A more subtle change is that the behaviour of the actual SQL Azure database engine has changed, making it more comparable to Denali on-site SQL Server rather than SQL Server 2008 R2. Whereas, normally, upgrading SQL Server wouldn’t be a breaking change for most code (unless, of course, you were relying on a deprecated feature that was removed), the increase in spatial precision from 27bits to 48bits in SQL Denali means that you actually get different results from the same spatial query. Consider the following simple query:

DECLARE @line1 geometry = 'LINESTRING(0 11, 430 310)';
DECLARE @line2 geometry = 'LINESTRING(0 500, 650 0)';

SELECT @line1.STIntersection(@line2).ToString();

Previously, if you’d have run this query in SQL Azure you’d have got the same result as in SQL Server 2008/R2, which is POINT (333.88420666910952 243.16599486991572).

But then, overnight, SQL Azure is upgraded and running the same query now gives you this instead: POINT (333.88420666911088 243.16599486991646), which is consistent with the result from SQL Denali CTP3.

Not much of a difference, you might think… but think about what this means for any spatial queries that rely on exact comparison between points. How about this example using the same two geometry instances:

SELECT @line1.STIntersection(@line2).STIntersects(@line1);

SQL Azure query run in July 2011: 0. Same SQL Azure query run in August 2011: 1. Considering STIntersects() returns a Boolean, you can’t really get much more different than 1 and 0….

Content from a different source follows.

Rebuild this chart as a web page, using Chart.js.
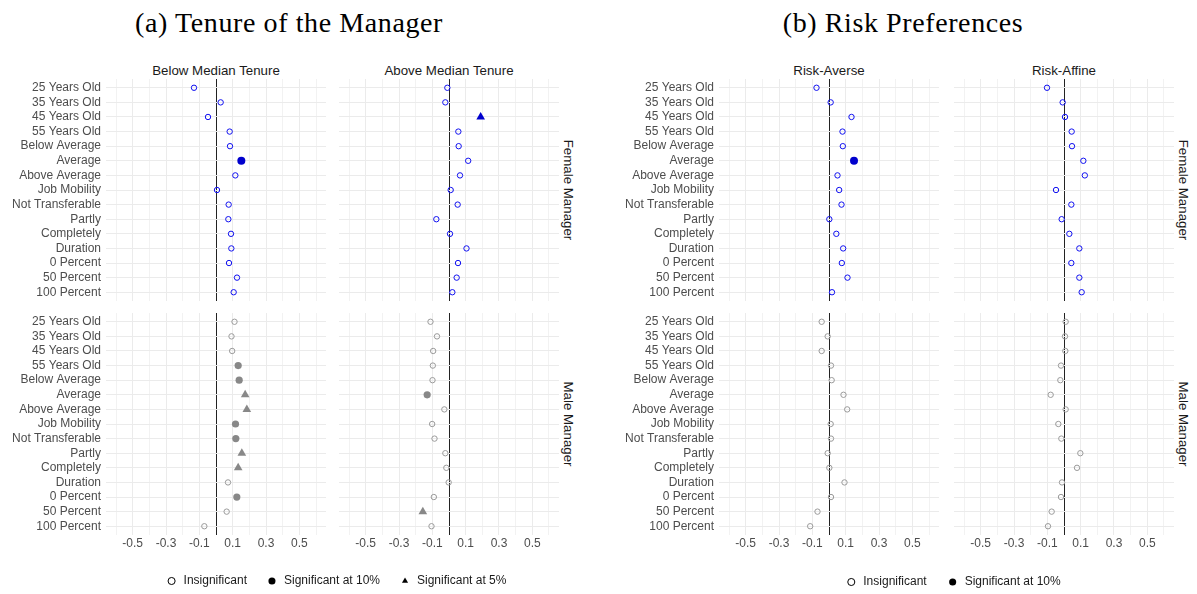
<!DOCTYPE html>
<html><head><meta charset="utf-8">
<script src="https://cdn.jsdelivr.net/npm/chart.js@4.4.1/dist/chart.umd.min.js"></script>
<style>
html,body{margin:0;padding:0;background:#fff;}
body{width:1197px;height:594px;overflow:hidden;position:relative;font-family:"Liberation Sans",Arial,sans-serif;}
.box{position:absolute;}
.title{position:absolute;font-family:"Liberation Serif",serif;font-size:28px;line-height:28px;letter-spacing:0.6px;color:#000;white-space:nowrap;transform:translateX(-50%);}
.strip{position:absolute;font-size:13.3px;line-height:15px;color:#1a1a1a;white-space:nowrap;transform:translate(-50%,-50%);}
.rstrip{position:absolute;font-size:13.3px;line-height:15px;color:#1a1a1a;white-space:nowrap;transform:translate(-50%,-50%) rotate(90deg);}
</style></head><body>
<script>
// ---------------- DATA ----------------
const categories = ['25 Years Old','35 Years Old','45 Years Old','55 Years Old','Below Average','Average','Above Average','Job Mobility','Not Transferable','Partly','Completely','Duration','0 Percent','50 Percent','100 Percent'];
const xTicks = [-0.6,-0.5,-0.4,-0.3,-0.2,-0.1,0,0.1,0.2,0.3,0.4,0.5,0.6];
const xTickLabels = ['-0.5','-0.3','-0.1','0.1','0.3','0.5'];
const groupTitles = ['(a) Tenure of the Manager','(b) Risk Preferences'];
const columnTitles = ['Below Median Tenure','Above Median Tenure','Risk-Averse','Risk-Affine'];
const rowTitles = ['Female Manager','Male Manager'];
const legendA = ['Insignificant','Significant at 10%','Significant at 5%'];
const legendB = ['Insignificant','Significant at 10%'];
// significance: 0 = insignificant, 1 = significant at 10%, 2 = significant at 5%
const tenureBelowFemale = [-0.132,0.028,-0.048,0.082,0.084,0.152,0.116,0.006,0.076,0.074,0.090,0.092,0.078,0.126,0.106];
const tenureBelowFemaleSig = [0,0,0,0,0,1,0,0,0,0,0,0,0,0,0];
const tenureAboveFemale = [-0.010,-0.022,0.190,0.056,0.058,0.115,0.066,0.010,0.052,-0.076,0.006,0.105,0.054,0.046,0.020];
const tenureAboveFemaleSig = [0,0,2,0,0,0,0,0,0,0,0,0,0,0,0];
const tenureBelowMale = [0.111,0.093,0.097,0.133,0.139,0.175,0.185,0.117,0.119,0.155,0.133,0.072,0.125,0.064,-0.070];
const tenureBelowMaleSig = [0,0,0,1,1,2,2,1,1,2,2,0,1,0,0];
const tenureAboveMale = [-0.111,-0.072,-0.095,-0.097,-0.099,-0.131,-0.028,-0.101,-0.087,-0.022,-0.016,-0.002,-0.091,-0.157,-0.105];
const tenureAboveMaleSig = [0,0,0,0,0,1,0,0,0,0,0,0,0,2,0];
const riskAverseFemale = [-0.075,0.010,0.135,0.081,0.083,0.150,0.051,0.061,0.075,0.002,0.044,0.085,0.077,0.111,0.018];
const riskAverseFemaleSig = [0,0,0,0,0,1,0,0,0,0,0,0,0,0,0];
const riskAffineFemale = [-0.102,-0.008,0.006,0.046,0.048,0.116,0.125,-0.048,0.044,-0.014,0.032,0.092,0.044,0.092,0.106];
const riskAffineFemaleSig = [0,0,0,0,0,0,0,0,0,0,0,0,0,0,0];
const riskAverseMale = [-0.044,-0.008,-0.044,0.012,0.016,0.087,0.109,0.010,0.012,-0.008,0.002,0.093,0.012,-0.069,-0.113];
const riskAverseMaleSig = [0,0,0,0,0,0,0,0,0,0,0,0,0,0,0];
const riskAffineMale = [0.010,0.006,0.008,-0.018,-0.022,-0.080,0.010,-0.034,-0.016,0.098,0.078,-0.012,-0.018,-0.074,-0.096];
const riskAffineMaleSig = [0,0,0,0,0,0,0,0,0,0,0,0,0,0,0];

// ---------------- LAYOUT ----------------
Chart.defaults.font.family = '"Liberation Sans", Arial, sans-serif';
const PANEL_W = 220, PANEL_H = 222, Y_AXIS_W = 104, X_AXIS_H = 22;
const colLeft = [106, 339, 719, 954];
const rowTop = [79, 313];
const styles = {
  female: {open:'#1010f0', fill:'#0000cd'},
  male: {open:'#9a9a9a', fill:'#888888'}
};

function addDiv(cls, text, left, top) {
  const d = document.createElement('div');
  d.className = cls; d.textContent = text;
  d.style.left = left + 'px'; d.style.top = top + 'px';
  document.body.appendChild(d);
}

function zeroPad(sc) { sc.paddingTop = 0; sc.paddingBottom = 0; sc.paddingLeft = 0; sc.paddingRight = 0; }

function makePanel(col, row, vals, sig) {
  const hasY = (col === 0 || col === 2), hasX = (row === 1);
  const st = row === 0 ? styles.female : styles.male;
  const yW = hasY ? Y_AXIS_W : 0, xH = hasX ? X_AXIS_H : 0;
  const div = document.createElement('div');
  div.className = 'box';
  div.style.left = (colLeft[col] - yW) + 'px';
  div.style.top = rowTop[row] + 'px';
  const cv = document.createElement('canvas');
  cv.width = PANEL_W + yW; cv.height = PANEL_H + xH;
  cv.style.width = cv.width + 'px'; cv.style.height = cv.height + 'px';
  div.appendChild(cv); document.body.appendChild(div);
  const s = i => sig[i];
  new Chart(cv, {
    type: 'scatter',
    data: { datasets: [{
      data: vals.map((v, i) => ({x: v, y: i})),
      pointStyle: c => s(c.dataIndex) === 2 ? 'triangle' : 'circle',
      pointRadius: c => [2.7, row === 0 ? 4 : 3.6, 5][s(c.dataIndex)],
      pointBackgroundColor: c => s(c.dataIndex) === 0 ? 'rgba(0,0,0,0)' : st.fill,
      pointBorderColor: c => s(c.dataIndex) === 0 ? st.open : st.fill,
      pointBorderWidth: c => s(c.dataIndex) === 0 ? 1 : 0
    }]},
    options: {
      responsive: false, animation: false, events: [],
      layout: {padding: 0, autoPadding: false},
      plugins: {legend: {display: false}, tooltip: {enabled: false}},
      scales: {
        x: {
          type: 'linear', min: -0.66, max: 0.66,
          afterBuildTicks: sc => { sc.ticks = xTicks.map(v => ({value: v})); },
          afterFit: sc => { sc.height = xH; zeroPad(sc); },
          border: {display: false},
          grid: {
            drawTicks: false,
            color: c => Math.abs(c.tick.value) < 1e-9 ? '#222' : (Math.round(c.tick.value * 10) % 2 !== 0 ? '#ebebeb' : '#f2f2f2'),
            lineWidth: 1
          },
          ticks: {
            display: hasX, autoSkip: false, maxRotation: 0, padding: 1,
            color: '#4d4d4d', font: {size: 12},
            callback: v => { const k = Math.round(v * 10); return (k % 2 !== 0) ? xTickLabels[(k + 5) / 2] : ''; }
          }
        },
        y: {
          type: 'linear', reverse: true, min: -0.6, max: 14.6,
          afterBuildTicks: sc => { sc.ticks = categories.map((c, i) => ({value: i})); },
          afterFit: sc => { sc.width = yW; zeroPad(sc); },
          border: {display: false},
          grid: {drawTicks: false, color: '#ebebeb', lineWidth: 1},
          ticks: {
            display: hasY, autoSkip: false, padding: 5,
            color: '#4d4d4d', font: {size: 12},
            callback: v => categories[Math.round(v)]
          }
        }
      }
    }
  });
}

function makeLegend(labels, left, top, pad) {
  const div = document.createElement('div');
  div.className = 'box';
  div.style.left = left + 'px'; div.style.top = top + 'px';
  const cv = document.createElement('canvas');
  cv.width = 400; cv.height = 160;
  cv.style.width = '400px'; cv.style.height = '160px';
  div.appendChild(cv); document.body.appendChild(div);
  const shapes = [
    {pointStyle: 'circle', fillStyle: 'rgba(0,0,0,0)', strokeStyle: '#000', lineWidth: 1},
    {pointStyle: 'circle', fillStyle: '#000', strokeStyle: '#000', lineWidth: 0},
    {pointStyle: 'triangle', fillStyle: '#000', strokeStyle: '#000', lineWidth: 0}
  ];
  new Chart(cv, {
    type: 'scatter',
    data: {datasets: labels.map(l => ({label: l, data: []}))},
    options: {
      responsive: false, animation: false, events: [],
      layout: {padding: 0},
      scales: {x: {display: false}, y: {display: false}},
      plugins: {
        tooltip: {enabled: false},
        legend: {
          display: true, position: 'top', align: 'center',
          labels: {
            usePointStyle: true, boxHeight: 5, padding: pad,
            color: '#1a1a1a', font: {size: 12},
            generateLabels: () => labels.map((t, i) => Object.assign({text: t, hidden: false, datasetIndex: i, fontColor: '#1a1a1a'}, shapes[i]))
          }
        }
      }
    }
  });
}

// titles
addDiv('title', groupTitles[0], 289, 9);
addDiv('title', groupTitles[1], 903, 9);
// column strips
columnTitles.forEach((t, i) => addDiv('strip', t, colLeft[i] + PANEL_W / 2, 70));
// row strips
[568, 1183].forEach(x => {
  addDiv('rstrip', rowTitles[0], x, rowTop[0] + PANEL_H / 2);
  addDiv('rstrip', rowTitles[1], x, rowTop[1] + PANEL_H / 2);
});

makePanel(0, 0, tenureBelowFemale, tenureBelowFemaleSig);
makePanel(1, 0, tenureAboveFemale, tenureAboveFemaleSig);
makePanel(0, 1, tenureBelowMale, tenureBelowMaleSig);
makePanel(1, 1, tenureAboveMale, tenureAboveMaleSig);
makePanel(2, 0, riskAverseFemale, riskAverseFemaleSig);
makePanel(3, 0, riskAffineFemale, riskAffineFemaleSig);
makePanel(2, 1, riskAverseMale, riskAverseMaleSig);
makePanel(3, 1, riskAffineMale, riskAffineMaleSig);

makeLegend(legendA, 136, 556, 19);
makeLegend(legendB, 753, 556, 20);
</script>
</body></html>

So, a precautionary tale: although SQL Azure hosting might have handed over the responsibility for actually performing any DB upgrades to Microsoft, the task of testing and ensuring that your code is up-to-date and doesn’t break from version to version is perhaps greater than ever, since there is no way to roll back or delay the upgrade to your little slice of the cloud.